1. What is a Gold IRA?
If you’re interested in holding physical gold as part of your investment strategy for retirement, you can’t just buy gold and somehow label it as being part of your standard IRA account. It doesn’t matter if you have a traditional IRA or a Roth IRA, a lot of gold or a little bit of gold – it can’t exist in a standard IRA.
You can always put it in a safe as part of your own personal savings, but it won’t get the tax benefits that come with keeping it in an IRA. In other words, you need another option.
“Also known as a precious metal IRA, a Gold IRA works pretty much like a standard individual retirement account: the same contribution limits and distribution rules,” BusinessInsider explains. “However, instead of holding paper assets like stocks and bonds, the Gold IRA is earmarked for holding physical bullion — that is, coins or bars of gold and other approved precious metals, including silver, platinum, and palladium.”
With a gold IRA, you don’t technically hold the physical asset. (Meaning, you don’t keep it under your bed or in a lock box at your local bank.) The IRA is responsible for keeping and managing your physical gold for you.
2. Why Should You Get a Gold IRA?
For one, it’s one of the few ways to truly diversify your IRA portfolio independent of stocks and mutual funds. Historically, it’s been an uncorrelated asset that’s done extremely well during stock market crashes and economic uncertainty.
Secondly, it’s a great hedge against inflation and deflation. In other words, it basically makes your portfolio inflation proof (which is highly attractive right now).
Third, it’s very easy to take an existing IRA and roll it over into a gold IRA and still maintain the tax preferential treatment.
3. Who is Your Gold Custodian?
One of the unique aspects of a self-directed IRA is that you’re required to have a custodian associated with your account. This is the person who has legal authority to store your gold. This individual does not have the ability to transact your gold. Instead, they oversee and protect your investments.
When choosing a custodian, make sure they’re officially licensed. If you partner with an unlicensed custodian, you could actually lose your investment. You also have to consider fees. Custodians charge fees for their service. The cost fluctuates from company to company, so do some research to avoid getting overcharged.
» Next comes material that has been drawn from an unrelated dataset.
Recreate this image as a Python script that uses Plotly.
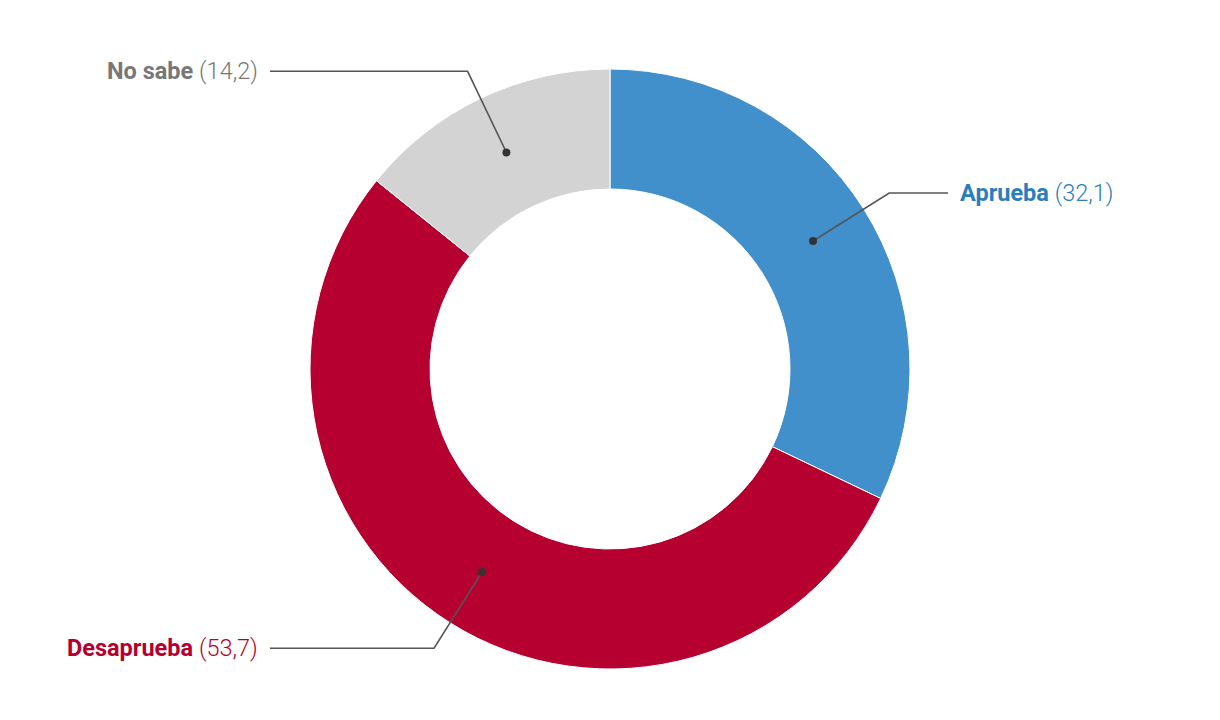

4. You Can Rollover a Standard IRA into a Gold IRA
Did you know that you can take a standard IRA (Roth or Traditional) or 401(k) and perform a rollover into a gold IRA?
When performing a rollover, you can do a direct rollover or an indirect rollover. With the direct option, the entire IRA goes from one custodian to the next. In other words, all investments in your current IRA are liquidated and then sent to the custodian of your gold IRA for investing into gold.
With the indirect option, your IRA broker sends you a check for a portion of your funds and you pass it along to your IRA custodian. This process must be completed in 60 days or less to avoid a penalty from the IRS.
5. You Can Hold More Than Physical Gold
Within a gold IRA, you can also hold gold stocks (which are shares of gold mining companies), gold mutual funds (which invest in bullion or stocks), and even gold ETFs that track the gold indexes. While most of these investments are going to move in a similar direction – meaning when gold is up, it’s likely that ETFs, mutual funds, and individual gold stocks are up – diversifying within the asset class is still a good idea.
Is a Gold IRA Right for You?
Even if you aren’t ready to entrust your entire IRA or retirement portfolio with gold, you can always use a gold IRA as a form of diversification. Because gold tends to act independently of the stock market and inflation, it makes for a great asset to hold during times of uncertainty. Consider putting a portion of your investments in gold and you’ll have a much more stable portfolio.